§ **Provided data**
########################################
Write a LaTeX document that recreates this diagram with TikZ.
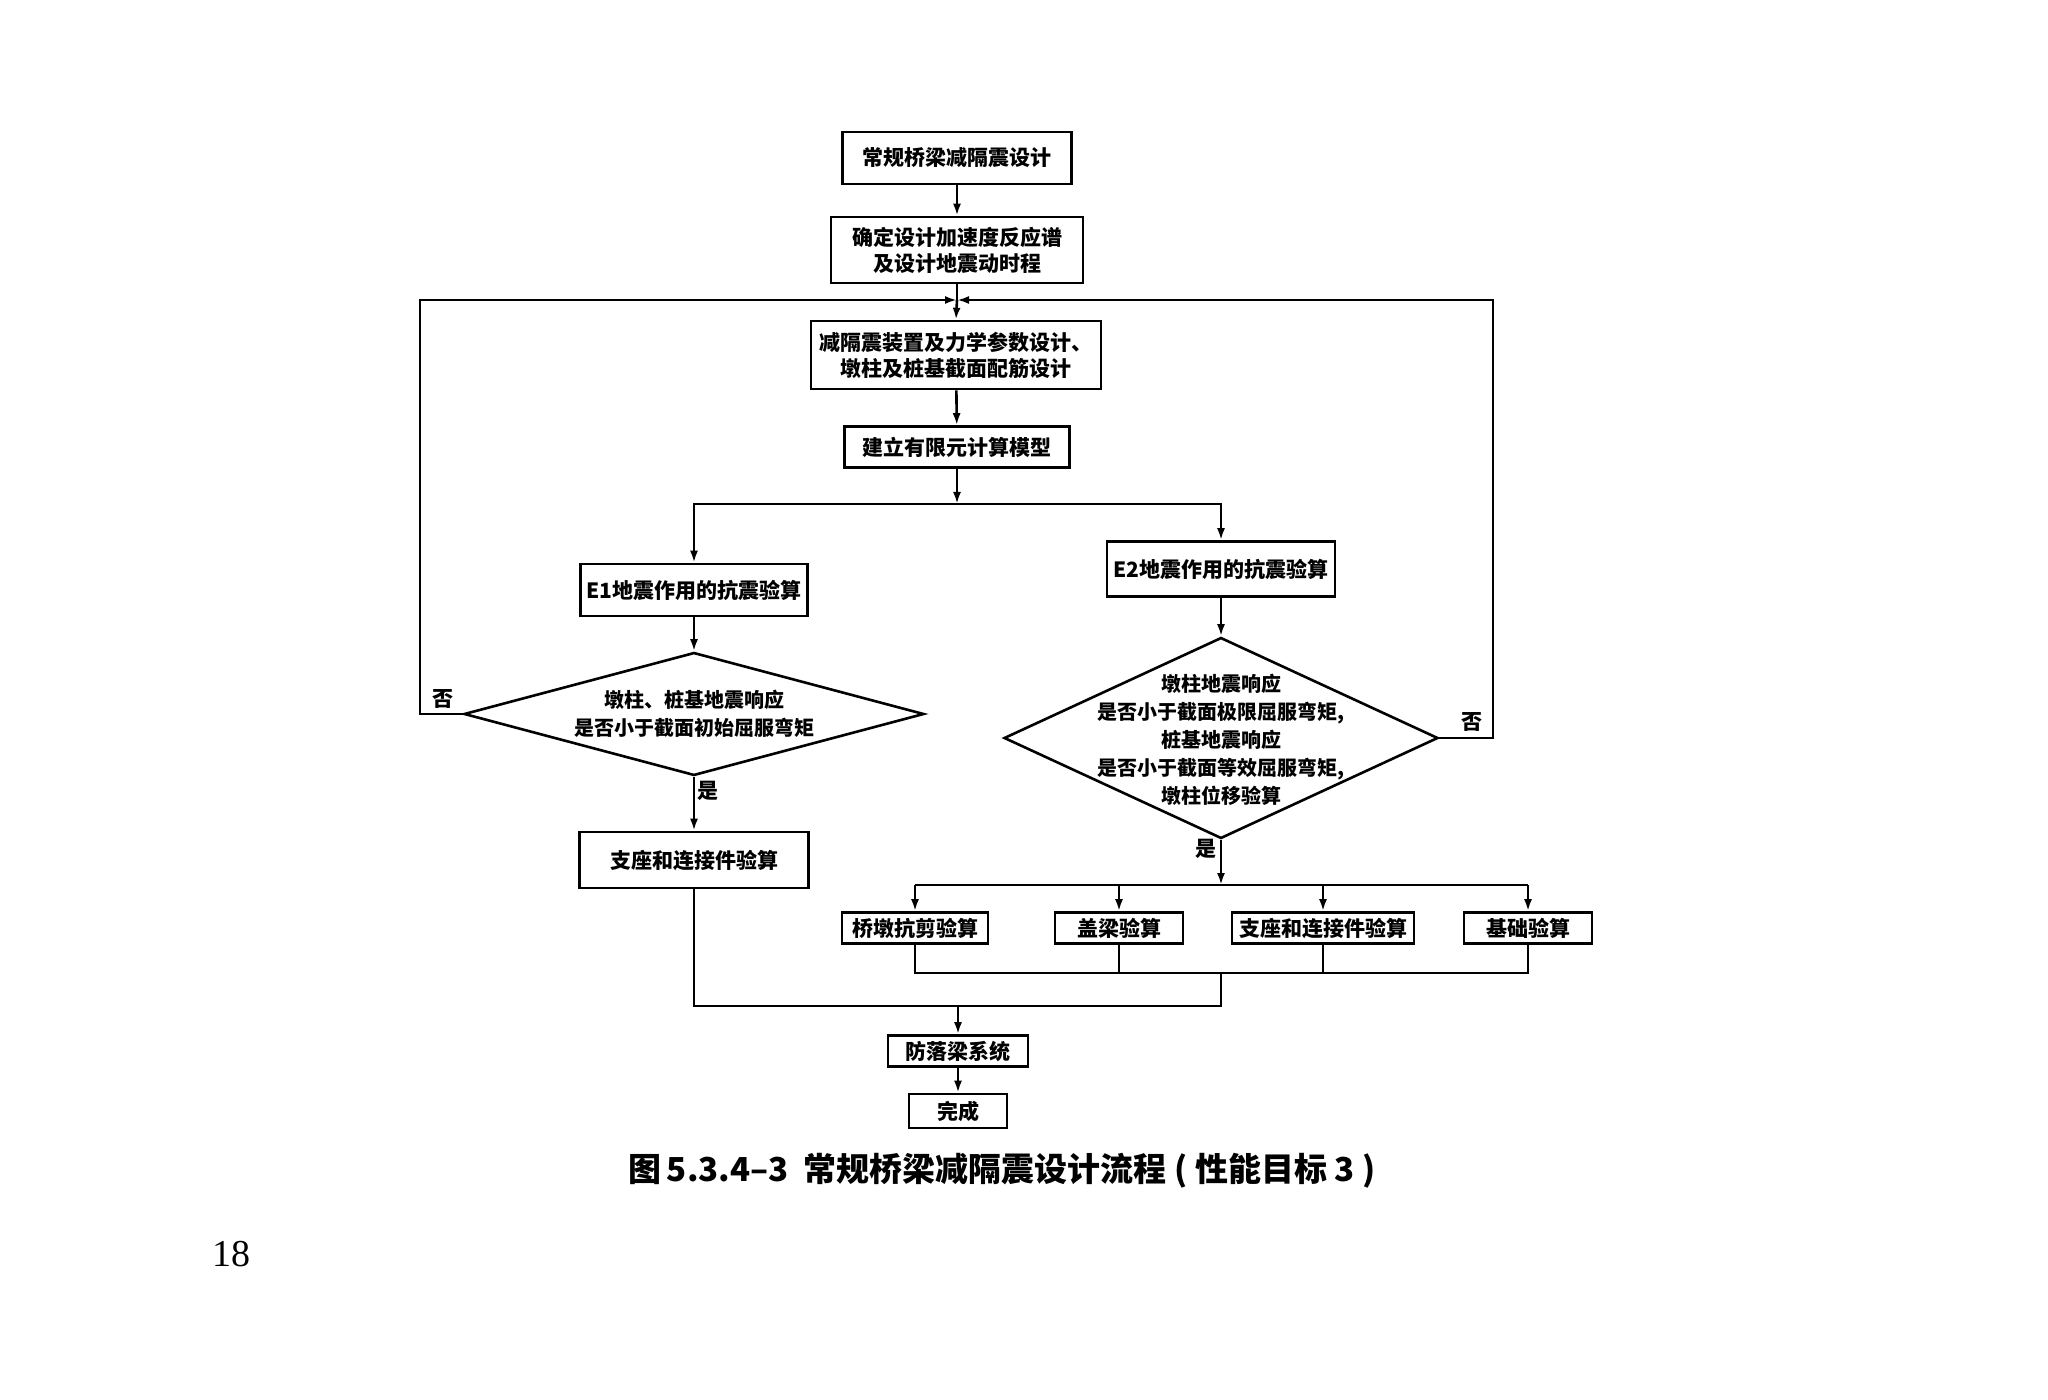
\documentclass[tikz,border=0pt]{standalone}
\usepackage{fontspec}
\setmainfont{Liberation Serif}
\newfontfamily\cjk{Noto Sans CJK SC}
\usepackage{tikz}
\usetikzlibrary{shapes.geometric,arrows.meta}
\tikzset{
  flowline/.style={draw=black, line width=1.3pt},
  flowarrow/.style={flowline, -{Latex[length=6pt,width=4pt]}},
  box/.style={rectangle, draw=black, line width=1.3pt, inner sep=0pt, align=center,
    font=\cjk\bfseries\fontsize{10.5}{13}\selectfont},
  decide/.style={diamond, draw=black, line width=1.3pt, inner sep=0pt},
  decidetext/.style={align=center, inner sep=0pt, font=\cjk\bfseries\fontsize{10}{14}\selectfont},
  lab/.style={inner sep=0pt, font=\cjk\bfseries\fontsize{10.5}{13}\selectfont},
}

\begin{document}
\begin{tikzpicture}[x=0.5pt, y=-0.5pt]
  \useasboundingbox[fill=white] (0,0) rectangle (2048,1400);

  \node[box, minimum width=114.5pt, minimum height=26pt] (start) at (957,158) {常规桥梁减隔震设计};
  \node[box, minimum width=126pt, minimum height=33pt] (spec) at (957,250) {确定设计加速度反应谱\\及设计地震动时程};
  \node[box, minimum width=145pt, minimum height=34pt] (device) at (956,355) {减隔震装置及力学参数设计、\\墩柱及桩基截面配筋设计};
  \node[box, minimum width=112.5pt, minimum height=20.5pt] (model) at (957,447) {建立有限元计算模型};

  \node[box, minimum width=113.5pt, minimum height=26pt] (eone) at (694,590) {E1地震作用的抗震验算};
  \node[box, minimum width=114pt, minimum height=27.5pt] (etwo) at (1221,569) {E2地震作用的抗震验算};

  \node[decide, minimum width=230pt, minimum height=61.5pt] (done) at (694,714) {};
  \node[decidetext] (donetext) at (694,714) {墩柱、桩基地震响应\\是否小于截面初始屈服弯矩};
  \node[decide, minimum width=217pt, minimum height=100.5pt] (dtwo) at (1221,738) {};
  \node[decidetext] (dtwotext) at (1221,740) {墩柱地震响应\\是否小于截面极限屈服弯矩,\\桩基地震响应\\是否小于截面等效屈服弯矩,\\墩柱位移验算};

  \node[box, minimum width=114.5pt, minimum height=28pt] (bearone) at (694,860) {支座和连接件验算};

  \node[box, minimum width=73pt, minimum height=15.5pt] (pier) at (915,928) {桥墩抗剪验算};
  \node[box, minimum width=64pt, minimum height=15.5pt] (cap) at (1119,928) {盖梁验算};
  \node[box, minimum width=91pt, minimum height=15.5pt] (beartwo) at (1323,928) {支座和连接件验算};
  \node[box, minimum width=64pt, minimum height=15.5pt] (found) at (1528,928) {基础验算};

  \node[box, minimum width=70pt, minimum height=15.5pt] (fall) at (958,1051) {防落梁系统};
  \node[box, minimum width=49pt, minimum height=17pt] (finish) at (958,1111) {完成};

  \coordinate (jn) at (957,300);
  \coordinate (lt) at (420,300);
  \coordinate (rt) at (1493,300);
  \coordinate (sp) at (957,504);
  \coordinate (br) at (1221,885);
  \coordinate (brl) at (915,885);
  \coordinate (brr) at (1528,885);
  \coordinate (mgl) at (915,973);
  \coordinate (mgr) at (1528,973);
  \coordinate (mgc) at (1221,973);
  \coordinate (jl) at (694,1006);
  \coordinate (jr) at (1221,1006);
  \coordinate (jc) at (958,1006);

  \draw[flowarrow] (start) -- (spec);
  \draw[flowline] (spec.south) -- (jn);
  \draw[flowarrow] (jn) -- (device.north);
  \draw[flowarrow] (done.west) -| (lt) -- (jn);
  \draw[flowarrow] (dtwo.east) -| (rt) -- (jn);
  \draw[flowarrow] (device) -- (model);
  \draw[flowarrow] (model) -- (sp);
  \draw[flowarrow] (sp) -| (eone.north);
  \draw[flowarrow] (sp) -| (etwo.north);
  \draw[flowarrow] (eone) -- (done.north);
  \draw[flowarrow] (etwo) -- (dtwo.north);
  \draw[flowarrow] (done.south) -- (bearone.north);
  \draw[flowarrow] (dtwo.south) -- (br);
  \draw[flowline] (brl) -- (brr);
  \draw[flowarrow] (brl) -- (pier.north);
  \draw[flowarrow] (brl -| cap) -- (cap.north);
  \draw[flowarrow] (brl -| beartwo) -- (beartwo.north);
  \draw[flowarrow] (brr) -- (found.north);
  \draw[flowline] (pier.south) -- (mgl) -- (mgr) -- (found.south);
  \draw[flowline] (cap.south) -- (mgl -| cap);
  \draw[flowline] (beartwo.south) -- (mgl -| beartwo);
  \draw[flowline] (mgc) -- (jr) -- (jl) -- (bearone.south);
  \draw[flowarrow] (jc) -- (fall.north);
  \draw[flowarrow] (fall) -- (finish);

  \node[lab] (noone) at (443,699) {否};
  \node[lab] (notwo) at (1472,722) {否};
  \node[lab] (yesone) at (708,791) {是};
  \node[lab] (yestwo) at (1206,849) {是};

  \node[inner sep=0pt, font=\cjk\bfseries\fontsize{16.5}{18}\selectfont] (caption) at (1002,1171) {图\,5.3.4–3\ \ 常规桥梁减隔震设计流程\ (\ 性能目标\ 3\ )};
  \node[inner sep=0pt, font=\fontsize{19}{22}\selectfont] (page) at (231,1254) {18};
\end{tikzpicture}
\end{document}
########################################
§ **Exercise prompt**
Quote the full listing above word for word; exclude every picture from the copy.

§ **Written response**
Write a LaTeX document that recreates this diagram with TikZ.
\documentclass[tikz,border=0pt]{standalone}
\usepackage{fontspec}
\setmainfont{Liberation Serif}
\newfontfamily\cjk{Noto Sans CJK SC}
\usepackage{tikz}
\usetikzlibrary{shapes.geometric,arrows.meta}
\tikzset{
  flowline/.style={draw=black, line width=1.3pt},
  flowarrow/.style={flowline, -{Latex[length=6pt,width=4pt]}},
  box/.style={rectangle, draw=black, line width=1.3pt, inner sep=0pt, align=center,
    font=\cjk\bfseries\fontsize{10.5}{13}\selectfont},
  decide/.style={diamond, draw=black, line width=1.3pt, inner sep=0pt},
  decidetext/.style={align=center, inner sep=0pt, font=\cjk\bfseries\fontsize{10}{14}\selectfont},
  lab/.style={inner sep=0pt, font=\cjk\bfseries\fontsize{10.5}{13}\selectfont},
}

\begin{document}
\begin{tikzpicture}[x=0.5pt, y=-0.5pt]
  \useasboundingbox[fill=white] (0,0) rectangle (2048,1400);

  \node[box, minimum width=114.5pt, minimum height=26pt] (start) at (957,158) {常规桥梁减隔震设计};
  \node[box, minimum width=126pt, minimum height=33pt] (spec) at (957,250) {确定设计加速度反应谱\\及设计地震动时程};
  \node[box, minimum width=145pt, minimum height=34pt] (device) at (956,355) {减隔震装置及力学参数设计、\\墩柱及桩基截面配筋设计};
  \node[box, minimum width=112.5pt, minimum height=20.5pt] (model) at (957,447) {建立有限元计算模型};

  \node[box, minimum width=113.5pt, minimum height=26pt] (eone) at (694,590) {E1地震作用的抗震验算};
  \node[box, minimum width=114pt, minimum height=27.5pt] (etwo) at (1221,569) {E2地震作用的抗震验算};

  \node[decide, minimum width=230pt, minimum height=61.5pt] (done) at (694,714) {};
  \node[decidetext] (donetext) at (694,714) {墩柱、桩基地震响应\\是否小于截面初始屈服弯矩};
  \node[decide, minimum width=217pt, minimum height=100.5pt] (dtwo) at (1221,738) {};
  \node[decidetext] (dtwotext) at (1221,740) {墩柱地震响应\\是否小于截面极限屈服弯矩,\\桩基地震响应\\是否小于截面等效屈服弯矩,\\墩柱位移验算};

  \node[box, minimum width=114.5pt, minimum height=28pt] (bearone) at (694,860) {支座和连接件验算};

  \node[box, minimum width=73pt, minimum height=15.5pt] (pier) at (915,928) {桥墩抗剪验算};
  \node[box, minimum width=64pt, minimum height=15.5pt] (cap) at (1119,928) {盖梁验算};
  \node[box, minimum width=91pt, minimum height=15.5pt] (beartwo) at (1323,928) {支座和连接件验算};
  \node[box, minimum width=64pt, minimum height=15.5pt] (found) at (1528,928) {基础验算};

  \node[box, minimum width=70pt, minimum height=15.5pt] (fall) at (958,1051) {防落梁系统};
  \node[box, minimum width=49pt, minimum height=17pt] (finish) at (958,1111) {完成};

  \coordinate (jn) at (957,300);
  \coordinate (lt) at (420,300);
  \coordinate (rt) at (1493,300);
  \coordinate (sp) at (957,504);
  \coordinate (br) at (1221,885);
  \coordinate (brl) at (915,885);
  \coordinate (brr) at (1528,885);
  \coordinate (mgl) at (915,973);
  \coordinate (mgr) at (1528,973);
  \coordinate (mgc) at (1221,973);
  \coordinate (jl) at (694,1006);
  \coordinate (jr) at (1221,1006);
  \coordinate (jc) at (958,1006);

  \draw[flowarrow] (start) -- (spec);
  \draw[flowline] (spec.south) -- (jn);
  \draw[flowarrow] (jn) -- (device.north);
  \draw[flowarrow] (done.west) -| (lt) -- (jn);
  \draw[flowarrow] (dtwo.east) -| (rt) -- (jn);
  \draw[flowarrow] (device) -- (model);
  \draw[flowarrow] (model) -- (sp);
  \draw[flowarrow] (sp) -| (eone.north);
  \draw[flowarrow] (sp) -| (etwo.north);
  \draw[flowarrow] (eone) -- (done.north);
  \draw[flowarrow] (etwo) -- (dtwo.north);
  \draw[flowarrow] (done.south) -- (bearone.north);
  \draw[flowarrow] (dtwo.south) -- (br);
  \draw[flowline] (brl) -- (brr);
  \draw[flowarrow] (brl) -- (pier.north);
  \draw[flowarrow] (brl -| cap) -- (cap.north);
  \draw[flowarrow] (brl -| beartwo) -- (beartwo.north);
  \draw[flowarrow] (brr) -- (found.north);
  \draw[flowline] (pier.south) -- (mgl) -- (mgr) -- (found.south);
  \draw[flowline] (cap.south) -- (mgl -| cap);
  \draw[flowline] (beartwo.south) -- (mgl -| beartwo);
  \draw[flowline] (mgc) -- (jr) -- (jl) -- (bearone.south);
  \draw[flowarrow] (jc) -- (fall.north);
  \draw[flowarrow] (fall) -- (finish);

  \node[lab] (noone) at (443,699) {否};
  \node[lab] (notwo) at (1472,722) {否};
  \node[lab] (yesone) at (708,791) {是};
  \node[lab] (yestwo) at (1206,849) {是};

  \node[inner sep=0pt, font=\cjk\bfseries\fontsize{16.5}{18}\selectfont] (caption) at (1002,1171) {图\,5.3.4–3\ \ 常规桥梁减隔震设计流程\ (\ 性能目标\ 3\ )};
  \node[inner sep=0pt, font=\fontsize{19}{22}\selectfont] (page) at (231,1254) {18};
\end{tikzpicture}
\end{document}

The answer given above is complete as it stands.